Spot every line with the word "that" and return it.

- _Data extract_
================================

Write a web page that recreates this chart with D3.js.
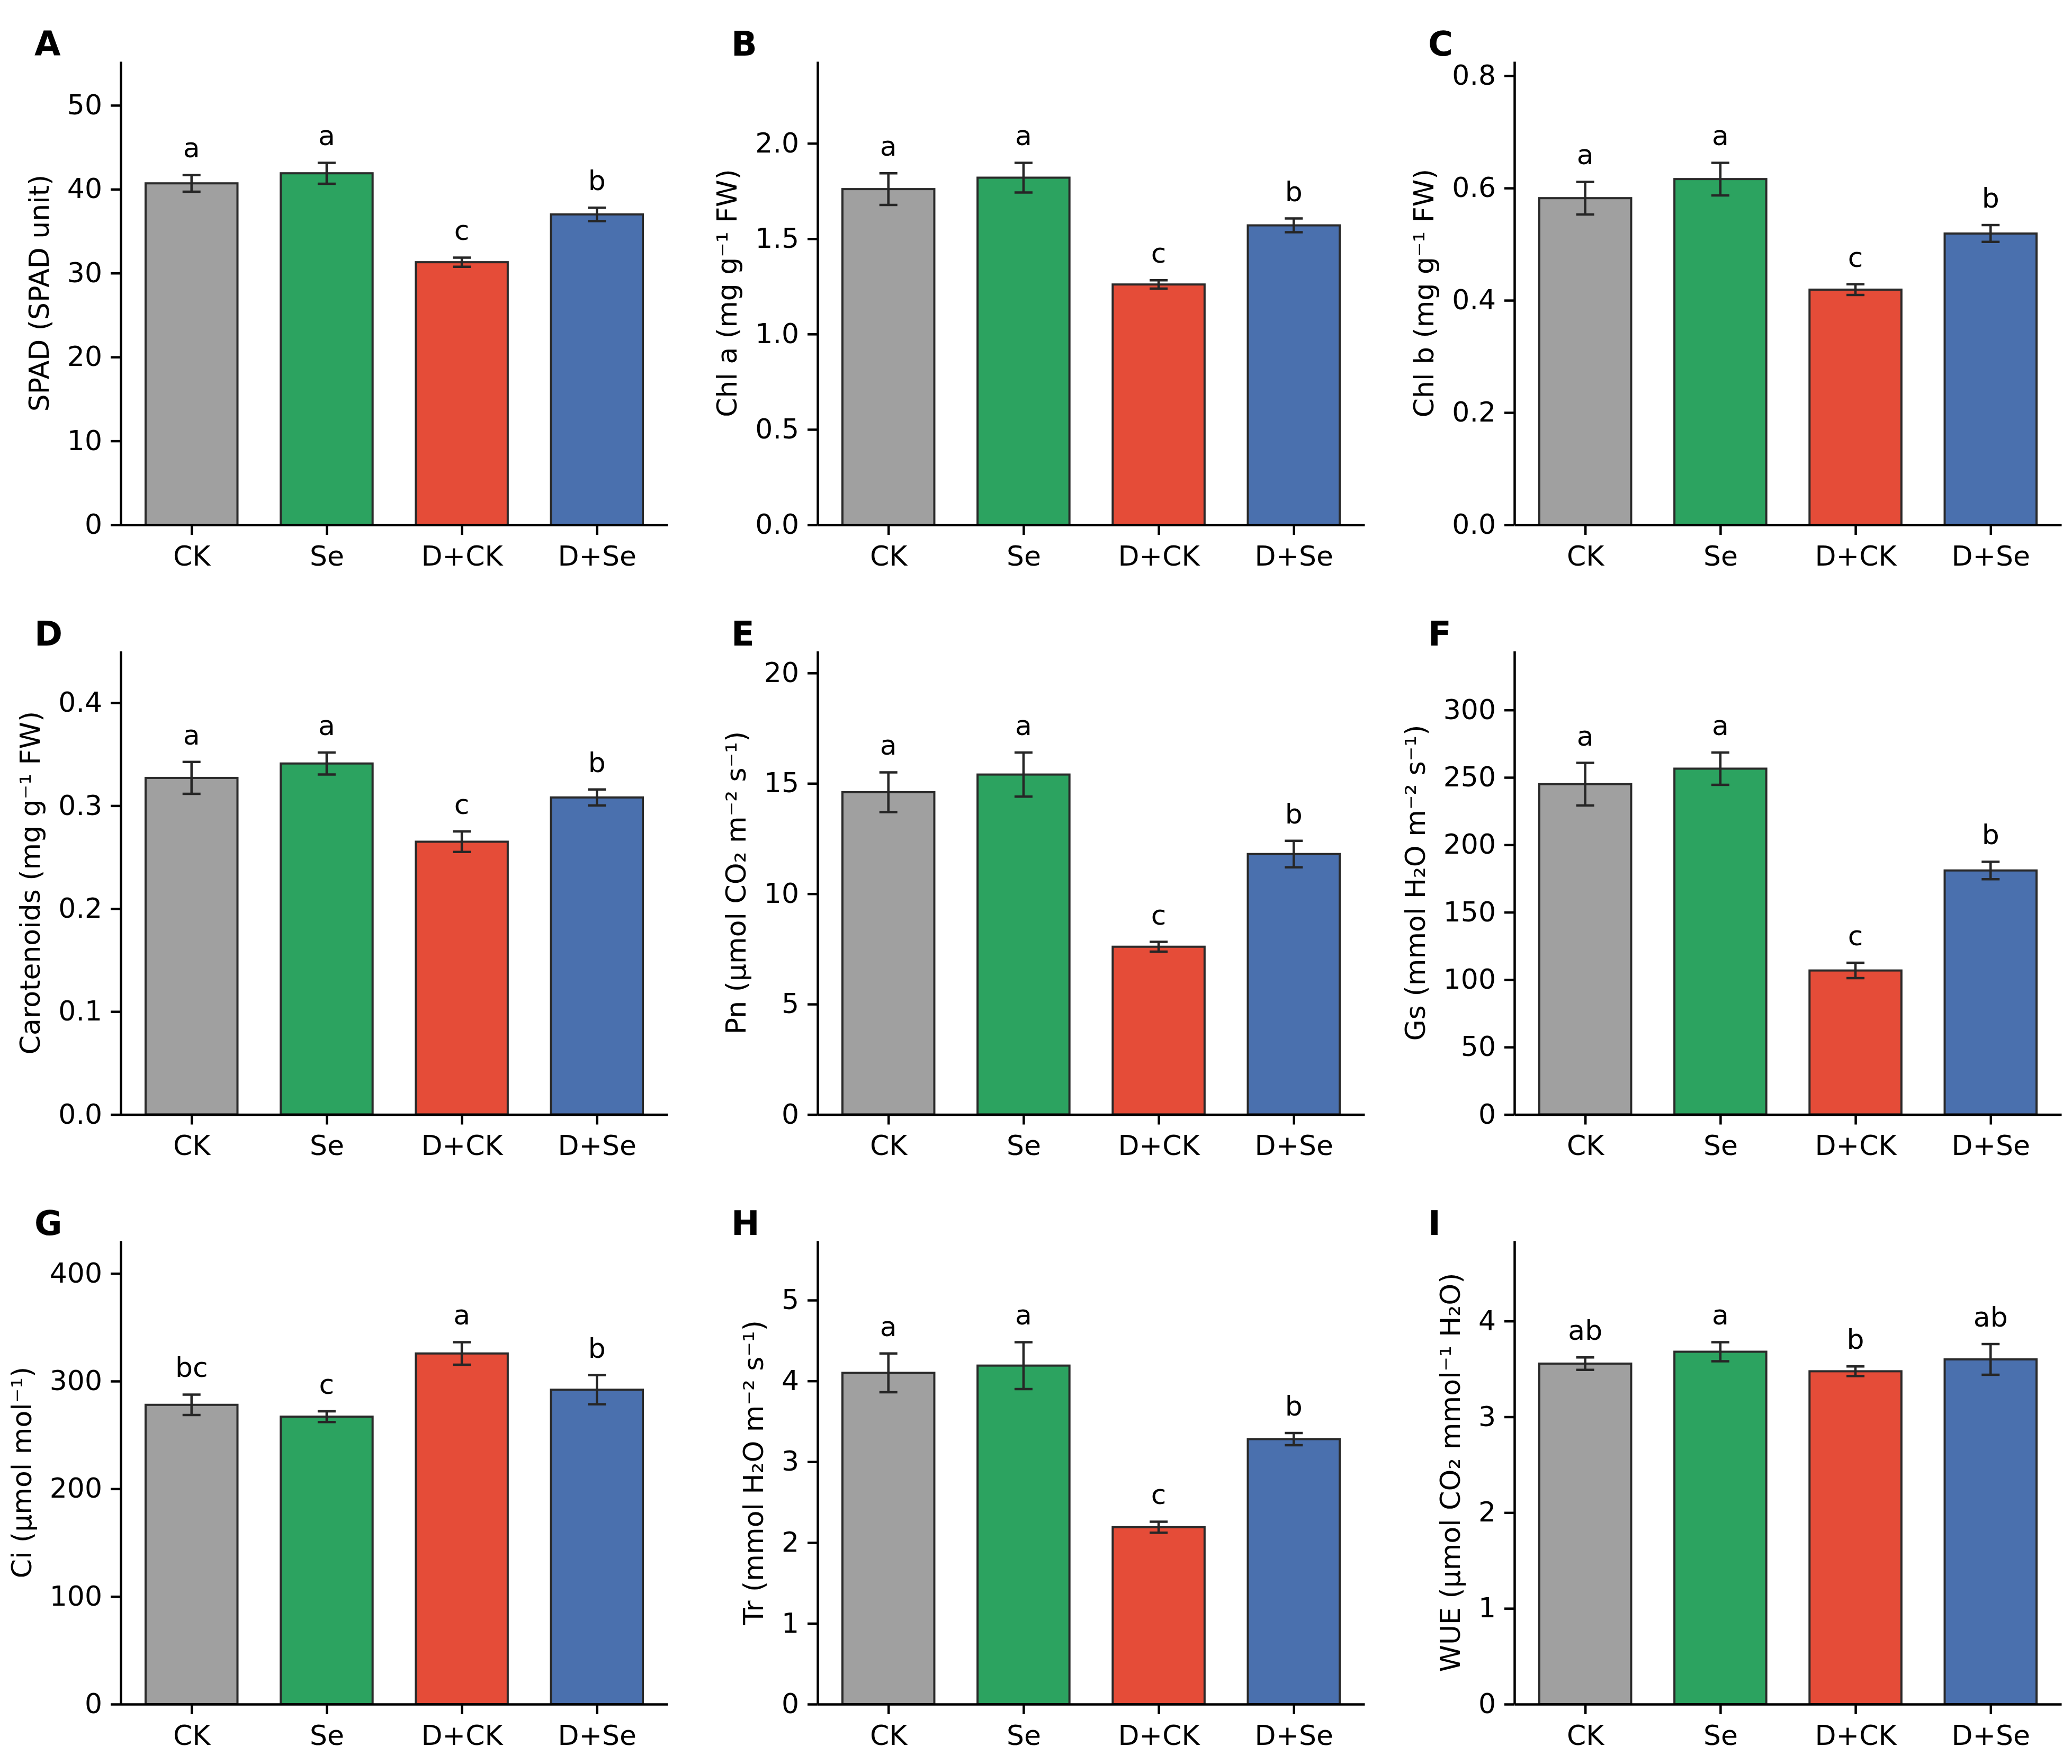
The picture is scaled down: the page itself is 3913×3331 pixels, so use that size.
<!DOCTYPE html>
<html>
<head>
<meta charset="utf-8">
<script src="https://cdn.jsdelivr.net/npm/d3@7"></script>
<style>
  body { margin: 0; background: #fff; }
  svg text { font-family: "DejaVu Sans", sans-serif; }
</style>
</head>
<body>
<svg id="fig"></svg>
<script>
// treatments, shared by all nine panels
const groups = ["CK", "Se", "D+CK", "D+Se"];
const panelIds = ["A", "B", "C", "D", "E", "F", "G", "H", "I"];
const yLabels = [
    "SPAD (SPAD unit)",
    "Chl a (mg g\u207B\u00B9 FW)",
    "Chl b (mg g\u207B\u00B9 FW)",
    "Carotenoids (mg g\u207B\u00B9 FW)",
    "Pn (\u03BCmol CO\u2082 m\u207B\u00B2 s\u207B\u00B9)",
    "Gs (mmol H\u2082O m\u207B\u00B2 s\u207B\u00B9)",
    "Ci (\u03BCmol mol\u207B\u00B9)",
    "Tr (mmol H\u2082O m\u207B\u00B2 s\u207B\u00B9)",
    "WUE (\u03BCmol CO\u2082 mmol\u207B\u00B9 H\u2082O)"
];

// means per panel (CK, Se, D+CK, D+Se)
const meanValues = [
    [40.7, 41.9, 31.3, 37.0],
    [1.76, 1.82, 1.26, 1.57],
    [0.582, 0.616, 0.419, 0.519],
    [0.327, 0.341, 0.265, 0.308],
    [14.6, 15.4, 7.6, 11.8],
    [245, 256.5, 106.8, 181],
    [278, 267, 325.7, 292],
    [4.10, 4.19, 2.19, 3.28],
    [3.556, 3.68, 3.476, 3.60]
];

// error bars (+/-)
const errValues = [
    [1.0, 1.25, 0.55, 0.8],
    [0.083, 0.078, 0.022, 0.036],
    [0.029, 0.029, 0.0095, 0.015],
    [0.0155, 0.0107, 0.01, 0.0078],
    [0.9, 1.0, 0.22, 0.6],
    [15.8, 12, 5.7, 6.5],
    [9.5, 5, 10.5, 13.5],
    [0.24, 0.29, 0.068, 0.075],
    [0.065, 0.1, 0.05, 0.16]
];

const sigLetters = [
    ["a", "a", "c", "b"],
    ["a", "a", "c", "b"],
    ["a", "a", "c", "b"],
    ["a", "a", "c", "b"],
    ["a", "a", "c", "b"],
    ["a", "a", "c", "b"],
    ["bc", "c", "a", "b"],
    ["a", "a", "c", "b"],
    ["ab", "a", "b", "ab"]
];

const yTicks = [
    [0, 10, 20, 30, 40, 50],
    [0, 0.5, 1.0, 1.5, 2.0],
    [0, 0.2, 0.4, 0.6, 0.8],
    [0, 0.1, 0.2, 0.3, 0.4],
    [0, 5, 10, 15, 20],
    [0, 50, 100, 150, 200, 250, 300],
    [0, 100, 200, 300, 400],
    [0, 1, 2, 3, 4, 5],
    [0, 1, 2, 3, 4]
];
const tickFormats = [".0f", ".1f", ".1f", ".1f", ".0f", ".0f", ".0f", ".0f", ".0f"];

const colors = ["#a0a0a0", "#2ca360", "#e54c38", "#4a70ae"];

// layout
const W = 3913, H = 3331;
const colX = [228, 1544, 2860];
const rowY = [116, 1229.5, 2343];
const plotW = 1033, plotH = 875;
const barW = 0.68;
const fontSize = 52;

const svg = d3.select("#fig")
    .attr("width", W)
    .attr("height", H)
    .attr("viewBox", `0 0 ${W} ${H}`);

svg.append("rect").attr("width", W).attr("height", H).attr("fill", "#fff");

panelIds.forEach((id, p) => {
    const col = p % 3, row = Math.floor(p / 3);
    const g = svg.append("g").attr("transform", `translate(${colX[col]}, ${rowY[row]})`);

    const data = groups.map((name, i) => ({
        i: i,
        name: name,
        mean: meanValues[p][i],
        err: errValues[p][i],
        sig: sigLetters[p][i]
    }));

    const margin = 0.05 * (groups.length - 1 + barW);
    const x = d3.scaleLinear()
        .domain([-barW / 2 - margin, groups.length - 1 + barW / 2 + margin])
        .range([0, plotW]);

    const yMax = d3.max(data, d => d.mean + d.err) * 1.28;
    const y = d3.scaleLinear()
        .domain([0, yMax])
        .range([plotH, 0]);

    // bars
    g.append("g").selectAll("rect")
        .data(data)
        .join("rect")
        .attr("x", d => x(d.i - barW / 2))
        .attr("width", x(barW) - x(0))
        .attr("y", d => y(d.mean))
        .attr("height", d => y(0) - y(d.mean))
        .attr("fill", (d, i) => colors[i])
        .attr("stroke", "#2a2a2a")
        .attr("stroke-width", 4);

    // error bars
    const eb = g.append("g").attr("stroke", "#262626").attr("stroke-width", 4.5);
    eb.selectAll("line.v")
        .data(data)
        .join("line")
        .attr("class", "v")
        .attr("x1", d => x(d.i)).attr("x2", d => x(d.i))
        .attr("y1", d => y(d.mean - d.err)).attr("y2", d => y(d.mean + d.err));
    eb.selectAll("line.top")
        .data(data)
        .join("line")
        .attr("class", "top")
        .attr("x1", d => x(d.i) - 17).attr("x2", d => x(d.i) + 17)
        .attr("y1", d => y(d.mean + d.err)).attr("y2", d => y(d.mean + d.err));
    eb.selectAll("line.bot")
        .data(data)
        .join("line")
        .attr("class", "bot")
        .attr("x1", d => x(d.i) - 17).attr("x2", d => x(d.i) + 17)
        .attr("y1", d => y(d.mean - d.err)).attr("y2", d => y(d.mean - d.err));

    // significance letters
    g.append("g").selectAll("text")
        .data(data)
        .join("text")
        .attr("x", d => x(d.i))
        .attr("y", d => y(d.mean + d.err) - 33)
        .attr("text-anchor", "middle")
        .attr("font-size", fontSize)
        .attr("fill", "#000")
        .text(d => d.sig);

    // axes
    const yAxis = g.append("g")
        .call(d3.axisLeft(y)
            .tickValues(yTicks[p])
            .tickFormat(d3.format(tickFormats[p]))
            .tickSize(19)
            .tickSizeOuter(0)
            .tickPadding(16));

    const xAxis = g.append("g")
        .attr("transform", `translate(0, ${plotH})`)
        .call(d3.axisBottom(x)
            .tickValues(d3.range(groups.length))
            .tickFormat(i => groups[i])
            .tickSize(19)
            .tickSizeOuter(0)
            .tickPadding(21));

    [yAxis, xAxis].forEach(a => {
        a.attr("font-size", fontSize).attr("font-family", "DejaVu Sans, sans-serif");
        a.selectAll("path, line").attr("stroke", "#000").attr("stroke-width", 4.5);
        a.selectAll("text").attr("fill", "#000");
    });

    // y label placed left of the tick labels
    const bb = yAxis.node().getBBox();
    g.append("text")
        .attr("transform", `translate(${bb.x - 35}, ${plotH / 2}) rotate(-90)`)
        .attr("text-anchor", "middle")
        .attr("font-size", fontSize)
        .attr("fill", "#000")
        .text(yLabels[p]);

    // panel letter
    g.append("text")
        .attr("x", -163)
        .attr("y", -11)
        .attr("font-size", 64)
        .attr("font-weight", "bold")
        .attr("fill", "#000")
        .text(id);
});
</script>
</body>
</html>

================================

- _Full response_
Write a web page that recreates this chart with D3.js.
The picture is scaled down: the page itself is 3913×3331 pixels, so use that size.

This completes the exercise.